## start

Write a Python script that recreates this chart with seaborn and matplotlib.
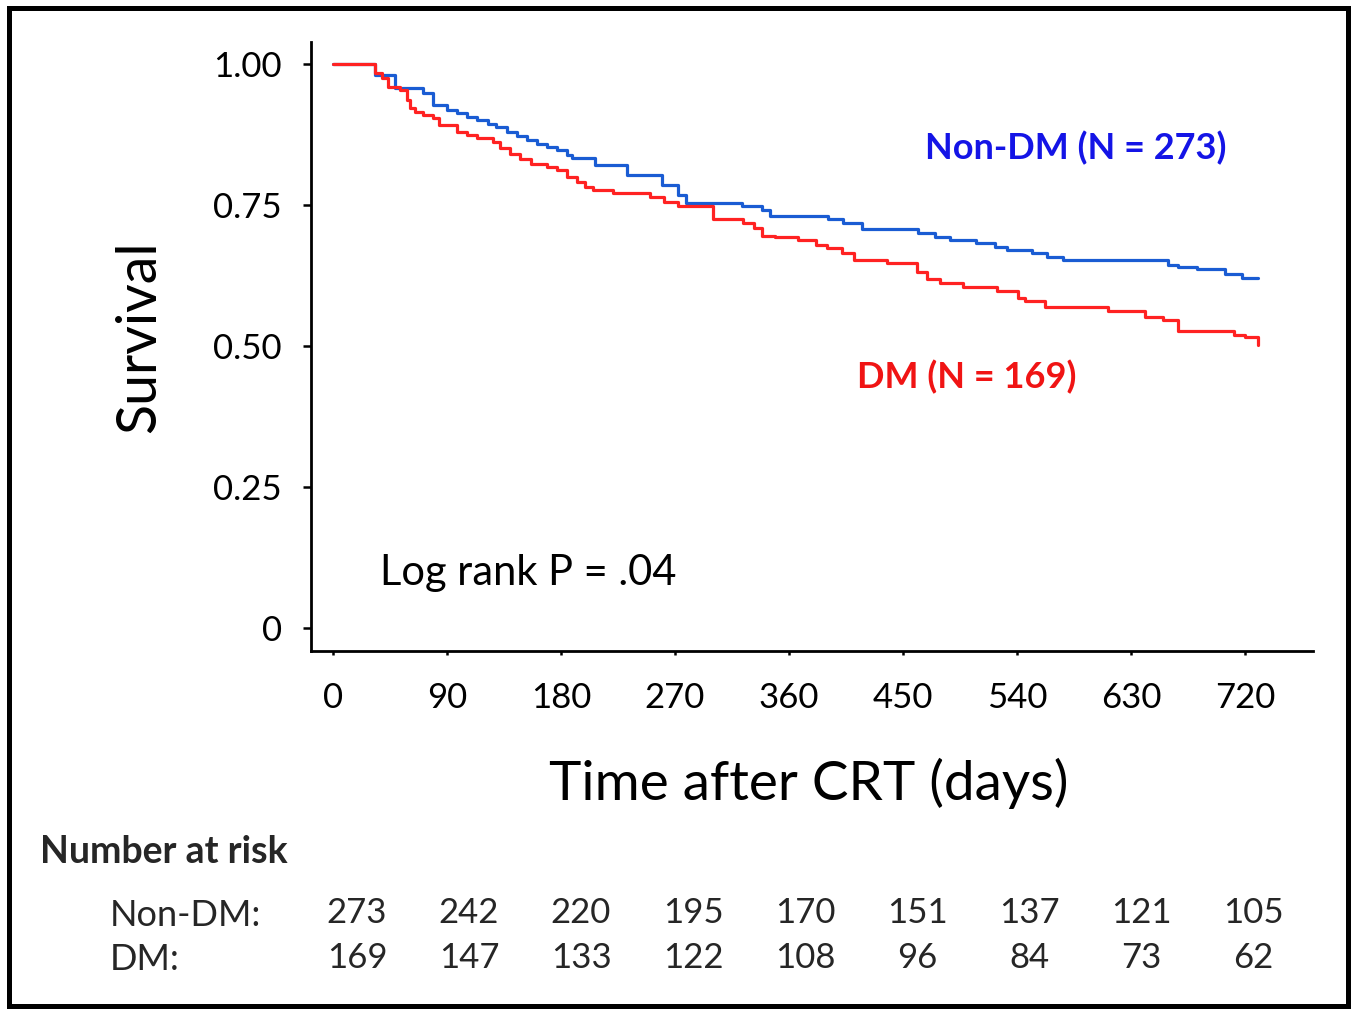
import matplotlib
matplotlib.use("Agg")
import matplotlib.pyplot as plt
from matplotlib.patches import Rectangle
import seaborn as sns
import pandas as pd

# ---------------- data ----------------
nondm_days = [0, 33, 49, 71, 79, 90, 98, 106, 114, 122, 129, 137, 145, 153, 161, 169,
              177, 185, 189, 207, 232, 260, 272, 279, 323, 339, 345, 391, 403, 418,
              462, 475, 487, 508, 523, 532, 552, 564, 576, 659, 667, 682, 704, 718, 730]
nondm_surv = [1.000, 0.980, 0.957, 0.949, 0.927, 0.918, 0.913, 0.906, 0.901, 0.894,
              0.888, 0.879, 0.872, 0.865, 0.858, 0.853, 0.848, 0.839, 0.833, 0.821,
              0.803, 0.785, 0.768, 0.754, 0.748, 0.741, 0.730, 0.725, 0.718, 0.707,
              0.700, 0.693, 0.688, 0.683, 0.676, 0.670, 0.665, 0.658, 0.652, 0.644,
              0.640, 0.637, 0.628, 0.621, 0.621]

dm_days = [0, 33, 39, 43, 53, 58, 61, 65, 71, 79, 84, 98, 106, 114, 126, 132, 140, 148,
           156, 169, 177, 185, 193, 199, 205, 221, 250, 261, 272, 300, 324, 332, 339,
           349, 367, 381, 390, 402, 411, 437, 461, 469, 479, 497, 524, 541, 546, 562,
           612, 641, 655, 667, 711, 720, 730]
dm_surv = [1.000, 0.984, 0.975, 0.959, 0.954, 0.936, 0.922, 0.915, 0.910, 0.904, 0.892,
           0.879, 0.874, 0.869, 0.862, 0.851, 0.840, 0.831, 0.823, 0.817, 0.812, 0.800,
           0.791, 0.782, 0.777, 0.771, 0.764, 0.755, 0.748, 0.725, 0.718, 0.709, 0.695,
           0.693, 0.688, 0.679, 0.674, 0.665, 0.652, 0.647, 0.631, 0.619, 0.612, 0.605,
           0.598, 0.585, 0.580, 0.569, 0.562, 0.551, 0.546, 0.527, 0.520, 0.516, 0.502]

x_ticks = [0, 90, 180, 270, 360, 450, 540, 630, 720]
y_ticks = [0, 0.25, 0.50, 0.75, 1.00]
y_tick_labels = ["0", "0.25", "0.50", "0.75", "1.00"]

risk_nondm = [273, 242, 220, 195, 170, 151, 137, 121, 105]
risk_dm = [169, 147, 133, 122, 108, 96, 84, 73, 62]

label_nondm = "Non-DM (N = 273)"
label_dm = "DM (N = 169)"
p_text = "Log rank P = .04"

# ---------------- style ----------------
sns.set_style("ticks")
FONT = ["Lato", "DejaVu Sans"]
plt.rcParams["font.family"] = FONT

W, H = 1353, 1009
fig = plt.figure(figsize=(W / 100, H / 100), dpi=100)
ax = fig.add_axes([311 / W, 1 - 651 / H, (1313 - 311) / W, (651 - 42) / H])

blue = "#1a5cd3"
red = "#ff2222"

df_n = pd.DataFrame({"day": nondm_days, "surv": nondm_surv})
df_d = pd.DataFrame({"day": dm_days, "surv": dm_surv})
sns.lineplot(data=df_n, x="day", y="surv", estimator=None, sort=False,
             drawstyle="steps-post", color=blue, lw=2.3, ax=ax)
sns.lineplot(data=df_d, x="day", y="surv", estimator=None, sort=False,
             drawstyle="steps-post", color=red, lw=2.3, ax=ax)

ax.set_xlim(-17.4, 773.7)
ax.set_ylim(-0.041, 1.039)
ax.set_xticks(x_ticks)
ax.set_xticklabels([str(t) for t in x_ticks])
ax.set_yticks(y_ticks)
ax.set_yticklabels(y_tick_labels)

for side in ["top", "right"]:
    ax.spines[side].set_visible(False)
for side in ["left", "bottom"]:
    ax.spines[side].set_linewidth(2.0)
    ax.spines[side].set_color("black")

ax.tick_params(axis="y", direction="out", length=6, width=1.8, pad=15,
               labelsize=25, colors="black")
ax.tick_params(axis="x", direction="out", length=3, width=1.8, pad=19,
               labelsize=25, colors="black")

ax.set_xlabel("Time after CRT (days)", fontsize=39.5, color="black")
ax.xaxis.label.set_va("center")
ax.xaxis.set_label_coords(0.497, -0.2167)
ax.set_ylabel("Survival", fontsize=40, color="black")
ax.yaxis.label.set_va("center")
ax.yaxis.label.set_ha("center")
ax.yaxis.set_label_coords(-0.171, 0.516)

ax.text(37, 0.0975, p_text, fontsize=30, color="black", ha="left", va="center")
ax.text(467, 0.851, label_nondm, fontsize=26, fontweight="bold", color="#1414e6",
        ha="left", va="center")
ax.text(414, 0.445, label_dm, fontsize=26, fontweight="bold", color="#f01414",
        ha="left", va="center")

# number at risk table
fig.text(40 / W, 1 - 852 / H, "Number at risk", fontsize=27, fontweight="bold",
         ha="left", va="center")
fig.text(110 / W, 1 - 915 / H, "Non-DM:", fontsize=26, ha="left", va="center")
fig.text(110 / W, 1 - 960 / H, "DM:", fontsize=26, ha="left", va="center")
for i, (a, b) in enumerate(zip(risk_nondm, risk_dm)):
    xc = (357 + i * 112) / W
    fig.text(xc, 1 - 913 / H, str(a), fontsize=25, ha="center", va="center")
    fig.text(xc, 1 - 958 / H, str(b), fontsize=25, ha="center", va="center")

# outer frame
fig.add_artist(Rectangle((8.5 / W, 1 - 1005.5 / H), (1347.5 - 8.5) / W, (1005.5 - 7.5) / H,
                         transform=fig.transFigure, fill=False, lw=3.6, ec="black"))

fig.savefig("out.png", dpi=100, facecolor="white")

## end

Stated exercise. Write down every line from the opening of the listing to the line with "0.640, 0.637, 0.628, 0.621, 0.621]", both included, and nothing else; the pictures are omitted.

Exercise solution.
Write a Python script that recreates this chart with seaborn and matplotlib.
import matplotlib
matplotlib.use("Agg")
import matplotlib.pyplot as plt
from matplotlib.patches import Rectangle
import seaborn as sns
import pandas as pd

# ---------------- data ----------------
nondm_days = [0, 33, 49, 71, 79, 90, 98, 106, 114, 122, 129, 137, 145, 153, 161, 169,
              177, 185, 189, 207, 232, 260, 272, 279, 323, 339, 345, 391, 403, 418,
              462, 475, 487, 508, 523, 532, 552, 564, 576, 659, 667, 682, 704, 718, 730]
nondm_surv = [1.000, 0.980, 0.957, 0.949, 0.927, 0.918, 0.913, 0.906, 0.901, 0.894,
              0.888, 0.879, 0.872, 0.865, 0.858, 0.853, 0.848, 0.839, 0.833, 0.821,
              0.803, 0.785, 0.768, 0.754, 0.748, 0.741, 0.730, 0.725, 0.718, 0.707,
              0.700, 0.693, 0.688, 0.683, 0.676, 0.670, 0.665, 0.658, 0.652, 0.644,
              0.640, 0.637, 0.628, 0.621, 0.621]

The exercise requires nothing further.